Google CEO Sundar Pichai congratulated physicists Michel Devoret, John Martinis, and John Clarke after the trio was awarded the 2025 Nobel Prize in Physics for their pioneering contributions to quantum mechanics. In a post on X, Pichai wrote, “Congrats to Michel Devoret, John Martinis, and John Clarke on the Nobel Prize in Physics. Michel is chief scientist of hardware at our Quantum AI lab and John Martinis led the hardware team for many years.”
Pichai went on to praise their decades-long contributions to the field, noting that their research laid the foundation for breakthroughs now happening in Google’s quantum computing projects. “Their pioneering work in quantum mechanics in the 1980s made recent breakthroughs possible, and paved the way for error-corrected quantum computers to come,” he wrote.
Congrats to Michel Devoret, John Martinis, and John Clarke on the Nobel Prize in Physics. 🔬🥼 Michel is chief scientist of hardware at our Quantum AI lab and John Martinis led the hardware team for many years.
Their pioneering work in quantum mechanics in the 1980s made recent…
— Sundar Pichai (@sundarpichai) October 7, 2025
The Google chief also said that he recently visited the company’s Quantum AI lab in Santa Barbara, where Devoret is currently the chief scientist of hardware. “I was just at our quantum lab in Santa Barbara yesterday seeing the incredible progress, hope they are celebrating today. Feeling lucky this morning to work at a company that has had 5 Nobel Laureates among our ranks — 3 prizes in 2 years!” Pichai added.

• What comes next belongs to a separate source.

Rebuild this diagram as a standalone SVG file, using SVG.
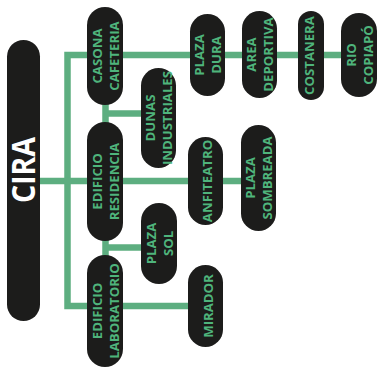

Notably, Devoret, who is also a professor at Yale University, continues to play a key role in Google’s efforts to build scalable and fault-tolerant quantum computers.
John Martinis, on the other hand, is a former Google researcher who led the team that achieved “quantum supremacy” in 2019. Martinis left Google in 2020 and later co-founded Qolab, a quantum computing startup, in 2022.